Thank you for the opportunity to shamefully promote myself.  I'll keep you all posted from my house in the Hollywood Hills, sipping champagne with my husband and teacup poodle.  (Yes, my poodle would sip champagne!)

Enjoy!


http://www.youtube.com/watch?v=XywzJEE26VU

Saturday, May 1, 2010

Pack it up, pack it in.

For the next 22 days I have the arduous task of once again packing my, well our entire life into a 5x10x10 storage space. (Yes, Adam. I will go and check out the larger space next week just in case!)
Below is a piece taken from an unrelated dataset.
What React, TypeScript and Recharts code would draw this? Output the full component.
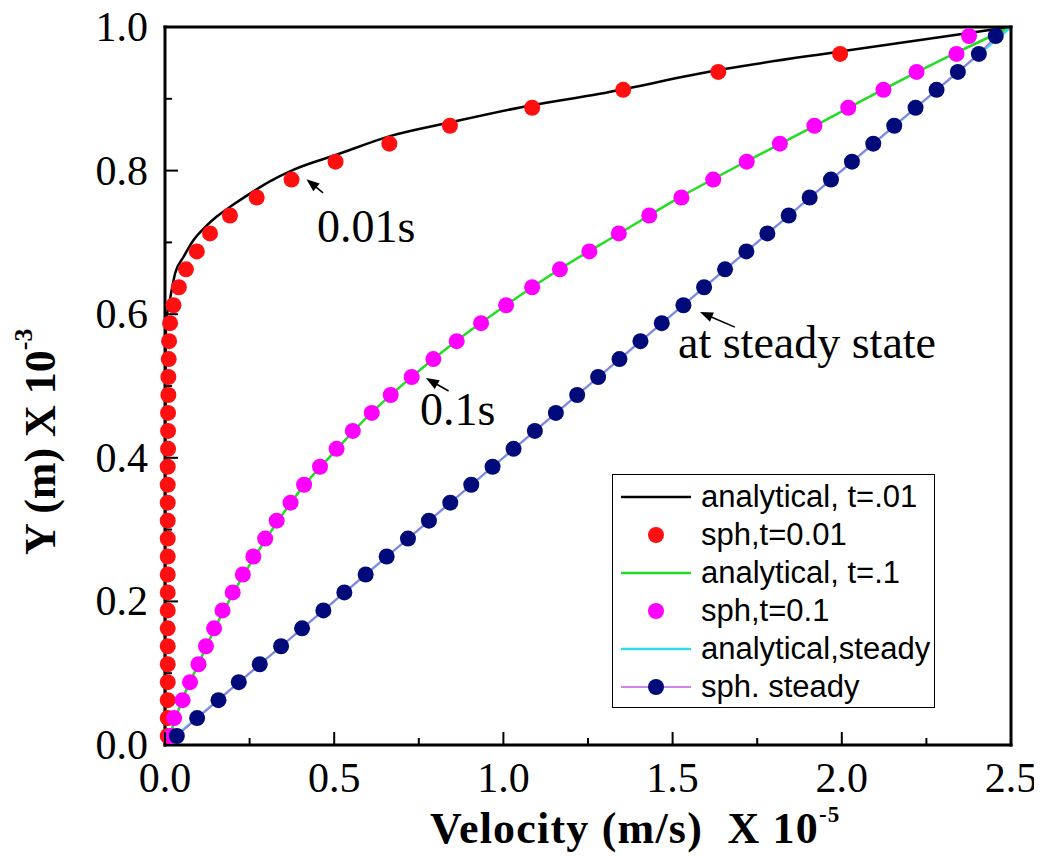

Sometimes I wonder if it's sad that I can fit our life into 20 boxes and a few suitcases, or if it means we're ridiculously organized. Living on ships you learn how to make a cube your home by putting up a few pictures, adding a few tupperware drawers and buying Target discount bedding that will last you for the 6 months you're away. I am entering into my ninth (ugh!) ship contract in a month, and cannot help but realize I put everything in the cabin the same way each time. Socks in this drawer, shorts in the closet, hang as much as you can etc. Then enter my husband, who I graciously relinquish vital storage space to for the contract. I mean, my hair dryer is used to having it's own space, but now it must share with my straightener. It's tough, but we manage.

I look forward to the day when I can put a welcome mat out on a place that I know I'll be in for more than a few months. I will plant flowers in a garden I tend to, (or pay the condo fees for) and collect mail from a mailbox at the end of my driveway, not a superbox located at the main entrance of the building. But for now, as I look around the room at the McDonalds french fry boxes that will house our personal items for the next year, I realize we are lucky to be doing what we're doing, and our time for a picket fence isn't that far away.

Now, my only issue is, I think I packed the tape. Anyone have extra?